On those chilly Dec. 25th mornings years ago, the nuns' call bells rang incessantly. The sisters had an Autocall, a patented striking device that sounded all over the monastery. Each sister had her own code. If it rang two, then three strikes, Sister Francis Patrick would know she was wanted. The Autocall would clang away for about 10 minutes, summoning each of the 28 sisters.

Sister Mary Maurice was usually one of the first to sweep into the visitors parlor. She cut a tall and graceful figure in her black serge habit, with deep long sleeves and a flowing skirt of 21 pleats. She taught the seventh grade at the academy next door to the monastery.

The scene in the visitors parlor was typical Christmas morning bedlam. Wrapping paper that covered presents flew in all directions as the monastic silence was shattered on this most joyous of Christian festival days. There was not a single yawn although the nuns had been up late for a solemn High Mass at midnight. Even the ever-stern Sister Mary Ignatius brightened up for the hour's visit.

The sisters always sat on their side of a wooden, checkerboard grillwork. You could see through the black bars, but the partition was a fixed reminder of the sisters' separation from the world. On one side was a drum-like contraption on which you would place a small gift and revolve it so the sisters could reach their Christmas presents.

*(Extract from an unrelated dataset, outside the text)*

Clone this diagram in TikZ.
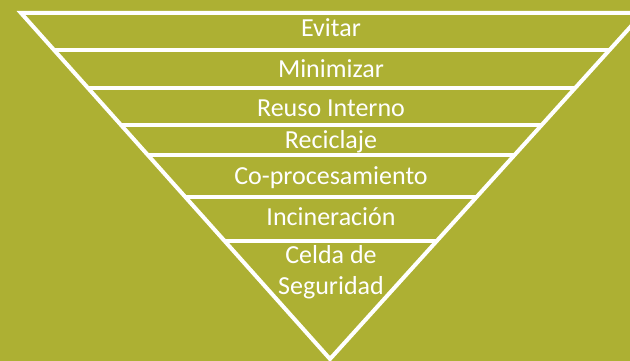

Because the nuns took a vow of poverty, the gifts my mother gave them had to be small and practical. Mom spent many a November and December day going from bargain house to bargain house finding the right item for each nun. Nothing could cost more than a couple of dollars. Once a picture of Princess Grace of Monaco was returned as being far too worldly.

Most people would have turned up their noses on Christmas morning to find a gift of unscented white soap, or a ball of twine, or undecorated writing paper. But the sisters reacted as if each gift were a complete surprise and treasure.

Each nun had her own role and specialty in the community -- the procuratrix who did the essential buying; an infirmarian; a portress, who answered the door and phone; a librarian; a sacristan; and a treasurer. Mom often tailored gifts to their assignments.

Among other oddities of the order, founded in France in 1610, was a strict rule against buying fowl, once considered a delicacy for the rich. The edict did not prohibit eating it however. So the Christmas turkeys served in the refectory were always gifts.

Before we left, we trooped around to the other side of the building, where the three sisters who were allowed to leave the complex often sat. Sister Mary Clement was one of these so-called "out" sisters because she was permitted to go downtown on monthly business trips. Mom usually slipped her a few Ellery Queen paperbacks -- always used -- so she could keep up with her favorite detective.

To signal that the visit was over, the monastery's largest bell, the huge bronze one in the tower that pealed when a nun pulled on a heavy rope, rang precisely at noon.

The sisters were reciting the great Angelus prayer, "The angel of the Lord declared unto Mary; and she conceived of the Holy Ghost" as the old Checker, its eight passengers and empty trunk headed south on Roland Avenue.